To calculate molarity, we use the formula:

• \( \text{Molarity (M)} = \frac{\text{moles of solute}}{\text{liters of solution}} \)

For example, if you have 1 mole of salt in 1 liter of water, the molarity is 1 M. In our given problem, we calculated 0.01 M which tells us that there are 0.01 moles of urea per liter of the solution. This measurement provides a clear picture of how concentrated the solution is.
Understanding molarity helps with practical applications, like understanding mixing solutions in labs and industries.
It’s vital for performing titrations and predicting reactions in both education and work settings.

Moles Conversion

Converting between molecules and moles is a key step in solving problems that involve chemicals on a microscopic scale.
In order to work with real-world quantities, we must convert these incredibly large numbers into manageable moles, which is more convenient for calculations. To convert molecules to moles, we use the formula:

• \( \text{Moles} = \frac{\text{Number of molecules}}{6.022 \times 10^{23}} \)

This formula uses Avogadro's number, which we’ll get to in the next section. For example, if you have \(6.02 \times 10^{20}\) molecules of urea, you can calculate the number of moles as approximately \(1 \times 10^{-3}\) moles. This conversion is critical in chemistry because it bridges the gap between molecular-level interactions and the macroscopic amounts we measure in labs.
Converting molecules to moles allows chemists to analyze reactions, purchase the correct amounts of substances, and perform calculations with higher precision.
It's a foundational tool in chemistry, making large-scale chemical equations and solutions manageable.

Avogadro's Number

Avogadro's Number is the magic number in chemistry that connects the microscopic world of atoms and molecules with the macroscopic world we can measure.
It is defined as \( 6.022 \times 10^{23} \), representing the number of particles (whether atoms, molecules, ions, etc.) in one mole of a substance.Avogadro's Number ensures accuracy when converting between molecules and moles. It’s pivotal in chemistry calculations, particularly when determining the number of moles needed or measuring substances at a molecular level.
This number is named after Amedeo Avogadro, an Italian scientist, who hypothesized that equal volumes of gases, at the same temperature and pressure, contain an equal number of molecules. This principle laid the foundation for what we now call Avogadro's Law.

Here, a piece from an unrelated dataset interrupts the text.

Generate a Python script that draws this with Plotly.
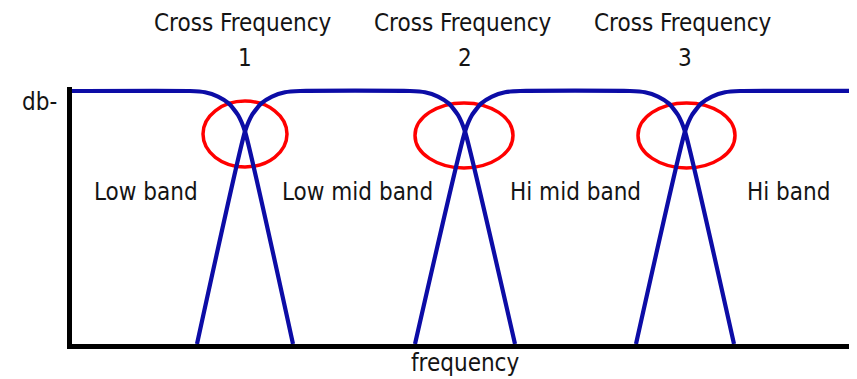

• Helps balance equations by understanding molecular scales.
• Facilitates conversions between quantity units in chemistry.
• Essential for stoichiometric calculations.

Avogadro's Number is not just a constant but a bridge connecting the theoretical aspects of chemistry with real-world quantities.
It allows chemists to work seamlessly from nanoscopic dimensions to measurable scales.